You’ve probably heard these sarcastic remarks before, over an image of two amorous same-sex people: “Oh yes, what could be better than this, gals being pals” and “oh my god, they were roommates!”
These words are, generally, a reaction to queer-erasing historians. The type who are sure President Buchanan was just a lifelong bachelor with a good buddy named William R. King. Or that famed pirate Anne Bonny and companion Mary Read were just the best of platonic friends.
Yet the reality is that there is plenty of queerness in history, and Japanese history is no exception. There are also plenty of people who study queerness in history; some of us historians who do so, myself included, are queer ourselves. Though some would seek to erase us, and although terminology always changes, what we now call “queer” in English has always existed, in many forms and by many names, as long as there have been humans. We just need to know what to look for. It is because of this that my search for Koike Chikyoku, an artist and unlikely warrior, has been particularly haunting. I feel as though I’m seeing something familiar, across all the years since she lived.
Chikyoku was born in 1824, in Fukudome, in what’s now Hakusan, Ishikawa Prefecture. Her father was a warrior in service to the house of Maeda, who ruled that region, then called Kanazawa domain (also known as Kaga domain). At over 1 million koku in size, Kanazawa was the wealthiest domain in the Edo period, and the Maeda family was second in income only to the Tokugawa shogun himself.
As a young woman, Chikyoku– also known as Shisetsu– traveled Japan in pursuit of art education. In Edo, her first stop, she became an adoptive sister to the poet Ōnuma Chinzan (1818-1891), who was known to many in the artistic and poetic “scene” of the time. While as an artist she isn’t a household name by any means, Chikyoku’s name appears in a 1913 appraisal guide listing the values of the work of historic and contemporary artists and calligraphers, which also suggests that she was an artist of at least some renown.

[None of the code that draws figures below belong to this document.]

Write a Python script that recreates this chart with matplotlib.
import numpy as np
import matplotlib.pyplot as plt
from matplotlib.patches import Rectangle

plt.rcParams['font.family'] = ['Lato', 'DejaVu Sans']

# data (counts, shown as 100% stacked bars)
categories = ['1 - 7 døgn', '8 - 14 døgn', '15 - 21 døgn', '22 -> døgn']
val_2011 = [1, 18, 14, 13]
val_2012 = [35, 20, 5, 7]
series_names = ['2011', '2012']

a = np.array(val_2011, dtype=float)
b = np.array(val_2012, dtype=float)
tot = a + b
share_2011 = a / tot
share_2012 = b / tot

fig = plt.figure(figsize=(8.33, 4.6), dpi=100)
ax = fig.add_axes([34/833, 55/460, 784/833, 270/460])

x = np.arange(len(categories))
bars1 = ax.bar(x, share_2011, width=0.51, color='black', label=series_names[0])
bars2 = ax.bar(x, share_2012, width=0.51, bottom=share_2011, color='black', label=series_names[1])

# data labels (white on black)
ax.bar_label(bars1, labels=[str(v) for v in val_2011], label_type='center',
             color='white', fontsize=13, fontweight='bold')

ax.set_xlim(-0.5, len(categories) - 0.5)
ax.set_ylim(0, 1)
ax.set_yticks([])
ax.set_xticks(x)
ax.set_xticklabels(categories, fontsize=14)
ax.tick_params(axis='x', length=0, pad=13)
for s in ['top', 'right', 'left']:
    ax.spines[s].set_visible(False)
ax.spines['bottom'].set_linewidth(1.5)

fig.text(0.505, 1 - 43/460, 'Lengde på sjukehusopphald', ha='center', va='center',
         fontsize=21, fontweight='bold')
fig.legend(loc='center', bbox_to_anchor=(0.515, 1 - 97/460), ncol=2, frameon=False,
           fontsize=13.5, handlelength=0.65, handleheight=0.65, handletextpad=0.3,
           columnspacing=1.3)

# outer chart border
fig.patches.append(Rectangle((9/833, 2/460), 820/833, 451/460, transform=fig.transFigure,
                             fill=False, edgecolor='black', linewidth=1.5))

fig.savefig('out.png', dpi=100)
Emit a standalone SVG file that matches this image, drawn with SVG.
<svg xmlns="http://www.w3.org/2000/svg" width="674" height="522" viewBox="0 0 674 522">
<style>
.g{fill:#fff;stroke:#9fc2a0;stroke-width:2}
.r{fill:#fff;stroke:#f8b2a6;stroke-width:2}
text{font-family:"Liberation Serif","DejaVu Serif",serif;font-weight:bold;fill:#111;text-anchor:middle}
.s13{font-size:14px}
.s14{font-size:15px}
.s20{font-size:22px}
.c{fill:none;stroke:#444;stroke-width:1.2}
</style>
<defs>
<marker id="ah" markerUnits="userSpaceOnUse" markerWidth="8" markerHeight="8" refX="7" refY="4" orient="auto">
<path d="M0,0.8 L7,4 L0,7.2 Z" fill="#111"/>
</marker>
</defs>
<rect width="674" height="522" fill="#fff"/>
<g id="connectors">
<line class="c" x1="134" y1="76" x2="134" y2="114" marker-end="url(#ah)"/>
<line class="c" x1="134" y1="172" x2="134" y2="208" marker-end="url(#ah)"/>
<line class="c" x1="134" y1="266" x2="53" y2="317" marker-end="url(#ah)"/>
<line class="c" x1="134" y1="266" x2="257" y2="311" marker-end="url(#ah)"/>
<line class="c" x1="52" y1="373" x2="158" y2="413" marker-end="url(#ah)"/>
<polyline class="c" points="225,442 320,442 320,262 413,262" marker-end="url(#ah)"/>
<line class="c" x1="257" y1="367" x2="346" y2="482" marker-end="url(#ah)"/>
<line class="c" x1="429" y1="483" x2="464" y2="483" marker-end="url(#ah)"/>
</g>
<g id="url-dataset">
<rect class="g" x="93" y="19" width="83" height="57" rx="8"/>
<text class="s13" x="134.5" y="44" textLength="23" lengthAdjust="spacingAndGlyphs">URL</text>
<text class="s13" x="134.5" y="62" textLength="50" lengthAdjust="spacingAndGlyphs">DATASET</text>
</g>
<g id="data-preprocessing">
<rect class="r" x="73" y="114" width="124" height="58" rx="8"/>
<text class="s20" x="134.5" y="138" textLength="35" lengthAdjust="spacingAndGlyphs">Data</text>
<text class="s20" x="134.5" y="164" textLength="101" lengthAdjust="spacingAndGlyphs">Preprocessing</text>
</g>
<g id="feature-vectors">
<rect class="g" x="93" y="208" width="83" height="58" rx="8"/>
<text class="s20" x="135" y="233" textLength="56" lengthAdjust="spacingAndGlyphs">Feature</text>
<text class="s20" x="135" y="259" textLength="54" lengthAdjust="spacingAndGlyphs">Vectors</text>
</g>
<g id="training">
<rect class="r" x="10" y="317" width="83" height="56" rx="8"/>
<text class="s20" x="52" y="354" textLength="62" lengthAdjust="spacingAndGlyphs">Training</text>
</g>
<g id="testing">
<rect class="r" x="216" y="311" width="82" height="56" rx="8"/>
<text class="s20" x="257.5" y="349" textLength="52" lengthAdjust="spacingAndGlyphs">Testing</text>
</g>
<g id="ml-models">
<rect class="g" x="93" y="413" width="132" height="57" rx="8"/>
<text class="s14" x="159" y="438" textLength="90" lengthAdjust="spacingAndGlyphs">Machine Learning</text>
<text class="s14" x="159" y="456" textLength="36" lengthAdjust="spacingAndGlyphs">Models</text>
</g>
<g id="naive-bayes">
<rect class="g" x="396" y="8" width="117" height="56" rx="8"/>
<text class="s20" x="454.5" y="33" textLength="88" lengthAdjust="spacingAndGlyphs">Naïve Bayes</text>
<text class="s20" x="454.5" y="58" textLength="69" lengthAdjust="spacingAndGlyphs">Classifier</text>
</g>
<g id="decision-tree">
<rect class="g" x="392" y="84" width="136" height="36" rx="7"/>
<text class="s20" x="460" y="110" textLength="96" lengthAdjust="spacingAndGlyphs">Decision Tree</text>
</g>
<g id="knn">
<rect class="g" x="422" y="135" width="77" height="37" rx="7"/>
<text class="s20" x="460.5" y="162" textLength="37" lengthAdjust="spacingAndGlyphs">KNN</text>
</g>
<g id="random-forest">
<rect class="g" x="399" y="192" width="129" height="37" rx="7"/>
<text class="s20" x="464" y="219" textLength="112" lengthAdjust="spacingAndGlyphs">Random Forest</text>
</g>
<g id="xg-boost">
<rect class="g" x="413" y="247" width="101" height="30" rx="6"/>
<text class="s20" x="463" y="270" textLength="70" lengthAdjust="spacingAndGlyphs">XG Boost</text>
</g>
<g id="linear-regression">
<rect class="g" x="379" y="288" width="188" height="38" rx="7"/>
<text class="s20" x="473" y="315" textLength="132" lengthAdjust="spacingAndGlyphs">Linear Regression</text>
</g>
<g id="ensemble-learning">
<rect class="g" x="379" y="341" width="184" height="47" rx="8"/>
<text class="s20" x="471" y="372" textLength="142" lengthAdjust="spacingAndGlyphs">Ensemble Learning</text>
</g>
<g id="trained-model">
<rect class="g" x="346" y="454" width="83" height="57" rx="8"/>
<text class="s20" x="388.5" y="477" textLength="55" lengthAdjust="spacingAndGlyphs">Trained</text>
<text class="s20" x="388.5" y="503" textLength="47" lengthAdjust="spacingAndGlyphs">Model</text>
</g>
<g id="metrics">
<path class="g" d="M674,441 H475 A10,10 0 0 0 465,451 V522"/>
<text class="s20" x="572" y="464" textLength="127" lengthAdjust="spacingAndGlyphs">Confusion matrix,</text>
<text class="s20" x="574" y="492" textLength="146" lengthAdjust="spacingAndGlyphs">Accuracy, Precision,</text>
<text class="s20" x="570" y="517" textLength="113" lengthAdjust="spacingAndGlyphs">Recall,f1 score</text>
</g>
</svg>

Stylistically, her work is classed in the Chinese-influenced black-ink nanga style. Nanga is not the same as manga– nanga is also known as bunjinga, “literati painting.” The artists who worked in the style considered themselves literati, after the reputation of their Chinese counterparts. Click here for a sample of Chikyoku’s art: the brush portrait of flowers at center is hers.
Who Was the Real Koike Chikyoku?
It is in trying to piece together something of her personal life that I found a recurring theme in all the biographical sketches I could access. Ishikawa ken-shi (A History of Ishikawa Prefecture) Vol. 3 says “Chikyoku detested men. It was her custom, even in lodgings on the road, to put up a sign cordoning off her quarters and forbidding their entry.” Other biographical dictionaries take a very similar tack. But Teisei zōho Nihon bijutsu gaka jinmei shōden, an early Taisho era biographical dictionary of Japanese artists, goes into a bit more detail:
“It was in her nature to loathe marriage; she remained single for the rest of her life. Her usual distaste for men was an intense habit, and even on the road, she would rope off her bedroom and did not allow men to enter. Even the male owners of these establishments were inconvenienced by this inclination.”

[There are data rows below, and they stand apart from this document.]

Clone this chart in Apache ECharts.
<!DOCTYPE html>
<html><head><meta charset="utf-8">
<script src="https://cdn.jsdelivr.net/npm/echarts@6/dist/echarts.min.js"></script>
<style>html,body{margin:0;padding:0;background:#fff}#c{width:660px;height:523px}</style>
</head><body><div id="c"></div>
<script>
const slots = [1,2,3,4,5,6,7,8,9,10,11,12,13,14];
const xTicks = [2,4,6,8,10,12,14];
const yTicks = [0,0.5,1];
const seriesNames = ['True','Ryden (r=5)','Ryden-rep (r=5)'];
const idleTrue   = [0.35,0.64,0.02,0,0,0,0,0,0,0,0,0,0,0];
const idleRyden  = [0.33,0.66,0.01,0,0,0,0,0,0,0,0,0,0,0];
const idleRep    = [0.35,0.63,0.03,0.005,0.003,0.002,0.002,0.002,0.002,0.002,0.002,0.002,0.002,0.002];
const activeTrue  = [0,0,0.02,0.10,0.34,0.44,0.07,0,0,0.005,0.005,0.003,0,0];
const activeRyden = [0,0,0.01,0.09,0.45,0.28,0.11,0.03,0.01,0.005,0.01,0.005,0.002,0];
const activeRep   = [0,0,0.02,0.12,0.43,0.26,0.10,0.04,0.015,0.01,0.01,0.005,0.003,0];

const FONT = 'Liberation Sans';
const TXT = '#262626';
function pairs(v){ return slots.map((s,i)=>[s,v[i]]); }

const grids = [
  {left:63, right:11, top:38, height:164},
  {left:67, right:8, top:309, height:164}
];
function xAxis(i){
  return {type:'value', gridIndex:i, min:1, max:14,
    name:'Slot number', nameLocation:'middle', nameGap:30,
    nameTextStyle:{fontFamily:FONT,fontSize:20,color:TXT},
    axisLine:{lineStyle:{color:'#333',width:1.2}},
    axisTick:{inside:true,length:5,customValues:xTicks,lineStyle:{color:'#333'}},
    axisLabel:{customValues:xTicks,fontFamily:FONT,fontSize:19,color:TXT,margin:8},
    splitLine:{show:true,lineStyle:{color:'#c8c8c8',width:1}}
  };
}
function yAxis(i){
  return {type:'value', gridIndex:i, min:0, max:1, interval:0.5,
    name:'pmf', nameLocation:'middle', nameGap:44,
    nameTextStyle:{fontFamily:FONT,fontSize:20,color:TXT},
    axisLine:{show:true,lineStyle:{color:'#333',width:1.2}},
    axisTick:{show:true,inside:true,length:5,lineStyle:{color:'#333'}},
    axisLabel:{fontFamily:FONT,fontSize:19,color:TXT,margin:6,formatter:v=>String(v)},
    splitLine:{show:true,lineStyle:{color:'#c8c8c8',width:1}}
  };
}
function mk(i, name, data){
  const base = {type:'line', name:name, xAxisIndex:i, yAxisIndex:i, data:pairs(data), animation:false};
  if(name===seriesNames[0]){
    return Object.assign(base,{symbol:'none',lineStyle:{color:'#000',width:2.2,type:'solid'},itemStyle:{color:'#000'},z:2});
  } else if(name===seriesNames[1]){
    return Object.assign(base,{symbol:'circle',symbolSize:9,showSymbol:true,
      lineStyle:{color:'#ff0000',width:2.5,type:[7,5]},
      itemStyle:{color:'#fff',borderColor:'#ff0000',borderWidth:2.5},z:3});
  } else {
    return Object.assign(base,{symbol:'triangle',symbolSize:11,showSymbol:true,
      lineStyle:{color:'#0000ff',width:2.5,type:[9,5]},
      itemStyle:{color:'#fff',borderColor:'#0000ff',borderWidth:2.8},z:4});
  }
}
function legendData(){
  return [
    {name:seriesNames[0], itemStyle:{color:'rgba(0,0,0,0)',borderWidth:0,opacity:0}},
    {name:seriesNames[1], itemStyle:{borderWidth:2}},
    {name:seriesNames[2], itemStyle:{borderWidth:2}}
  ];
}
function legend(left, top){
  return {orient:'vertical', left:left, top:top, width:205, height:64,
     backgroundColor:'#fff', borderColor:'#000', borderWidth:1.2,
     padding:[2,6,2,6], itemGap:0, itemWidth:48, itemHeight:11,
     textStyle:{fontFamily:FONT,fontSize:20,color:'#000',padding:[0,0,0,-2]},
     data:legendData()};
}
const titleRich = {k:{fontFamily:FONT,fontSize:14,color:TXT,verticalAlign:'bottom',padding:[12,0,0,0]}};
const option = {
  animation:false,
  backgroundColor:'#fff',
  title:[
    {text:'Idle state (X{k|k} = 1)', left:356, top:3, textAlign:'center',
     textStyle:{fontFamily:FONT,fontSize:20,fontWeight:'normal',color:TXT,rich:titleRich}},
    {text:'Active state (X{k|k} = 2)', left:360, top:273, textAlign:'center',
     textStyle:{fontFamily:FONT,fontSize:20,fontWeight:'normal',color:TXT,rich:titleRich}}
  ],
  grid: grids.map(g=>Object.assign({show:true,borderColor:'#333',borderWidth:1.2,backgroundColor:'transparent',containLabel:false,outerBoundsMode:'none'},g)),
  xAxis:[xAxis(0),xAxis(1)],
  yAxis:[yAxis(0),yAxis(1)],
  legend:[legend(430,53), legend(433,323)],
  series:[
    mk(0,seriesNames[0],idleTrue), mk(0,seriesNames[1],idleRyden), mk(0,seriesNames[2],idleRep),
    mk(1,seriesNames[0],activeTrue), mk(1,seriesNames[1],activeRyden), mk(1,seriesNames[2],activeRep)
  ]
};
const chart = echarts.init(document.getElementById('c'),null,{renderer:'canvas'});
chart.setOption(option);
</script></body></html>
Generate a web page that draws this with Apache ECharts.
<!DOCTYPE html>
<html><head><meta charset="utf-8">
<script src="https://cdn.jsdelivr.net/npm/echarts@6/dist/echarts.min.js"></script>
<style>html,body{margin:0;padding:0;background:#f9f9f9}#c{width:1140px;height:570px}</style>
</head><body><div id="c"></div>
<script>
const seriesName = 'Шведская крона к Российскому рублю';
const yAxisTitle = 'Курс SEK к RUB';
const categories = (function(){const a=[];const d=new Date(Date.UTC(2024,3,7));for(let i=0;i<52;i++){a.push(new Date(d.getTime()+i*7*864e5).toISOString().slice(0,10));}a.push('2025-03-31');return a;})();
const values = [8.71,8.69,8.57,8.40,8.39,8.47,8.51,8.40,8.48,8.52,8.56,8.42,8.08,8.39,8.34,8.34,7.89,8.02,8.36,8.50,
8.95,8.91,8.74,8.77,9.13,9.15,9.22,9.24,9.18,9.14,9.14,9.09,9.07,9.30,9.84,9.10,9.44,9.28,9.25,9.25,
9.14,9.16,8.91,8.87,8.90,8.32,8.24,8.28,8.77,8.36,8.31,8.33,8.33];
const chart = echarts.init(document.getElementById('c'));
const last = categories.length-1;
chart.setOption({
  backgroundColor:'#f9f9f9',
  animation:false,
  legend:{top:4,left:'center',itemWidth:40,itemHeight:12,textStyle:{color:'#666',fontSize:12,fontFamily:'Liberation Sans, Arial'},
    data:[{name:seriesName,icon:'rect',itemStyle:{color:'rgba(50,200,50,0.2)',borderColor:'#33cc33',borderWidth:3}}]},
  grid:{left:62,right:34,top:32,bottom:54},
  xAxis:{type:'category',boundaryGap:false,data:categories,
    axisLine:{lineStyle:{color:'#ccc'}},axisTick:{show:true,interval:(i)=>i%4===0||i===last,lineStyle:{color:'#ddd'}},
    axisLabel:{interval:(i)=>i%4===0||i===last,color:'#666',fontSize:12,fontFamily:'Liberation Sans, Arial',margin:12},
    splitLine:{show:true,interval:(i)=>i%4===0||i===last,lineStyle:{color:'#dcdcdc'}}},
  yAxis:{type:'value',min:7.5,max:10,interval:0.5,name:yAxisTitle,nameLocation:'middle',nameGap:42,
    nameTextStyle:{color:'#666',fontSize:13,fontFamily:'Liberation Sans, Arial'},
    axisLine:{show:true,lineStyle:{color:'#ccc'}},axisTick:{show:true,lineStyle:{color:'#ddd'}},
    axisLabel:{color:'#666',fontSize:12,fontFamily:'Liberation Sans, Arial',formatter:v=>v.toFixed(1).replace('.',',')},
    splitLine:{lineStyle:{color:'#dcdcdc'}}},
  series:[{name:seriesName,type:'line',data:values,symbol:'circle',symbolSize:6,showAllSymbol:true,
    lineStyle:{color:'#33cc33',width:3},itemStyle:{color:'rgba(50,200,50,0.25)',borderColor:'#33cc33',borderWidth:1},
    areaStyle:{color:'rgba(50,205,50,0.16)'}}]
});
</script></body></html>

The “confirmed bachelor” trope is a well-established euphemism in English for a gay man, and spinsters were often lesbians. The “man-hating lesbian” trope is itself a well-known, well-worn negative trope. Even so, some non-male queer folks I know today do feel strongly about wanting to avoid sharing close quarters with men.

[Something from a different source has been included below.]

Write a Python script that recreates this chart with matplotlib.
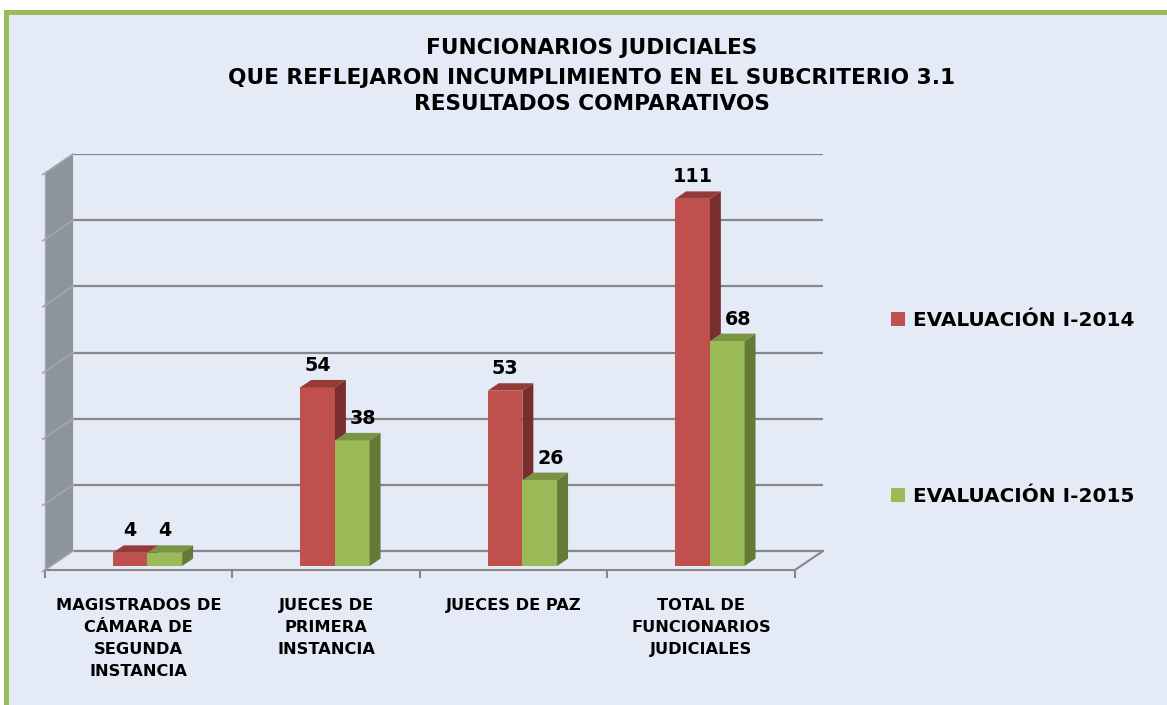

What’s more, whatever the truth about how she might have identified, the fact of the matter remains that Japanese society in Chikyoku’s time, and to some extent today, expects people to marry and carry on family lines and names. She did not become a nun, where celibacy would’ve been unremarkable, nor did she just happen to not marry. She vocally detested marriage and went to great lengths to keep men away from what would’ve been her most intimate settings. Standing out like this also goes against the grain in Japanese culture. After all, a familiar adage has it that deru kugi wa utareru (出る釘は打たれる) — the nail that sticks out gets hammered down.
In short, because Chikyoku’s actions stand out like this, they merit closer consideration for anyone wanting to account for queerness in history rather than erasing it.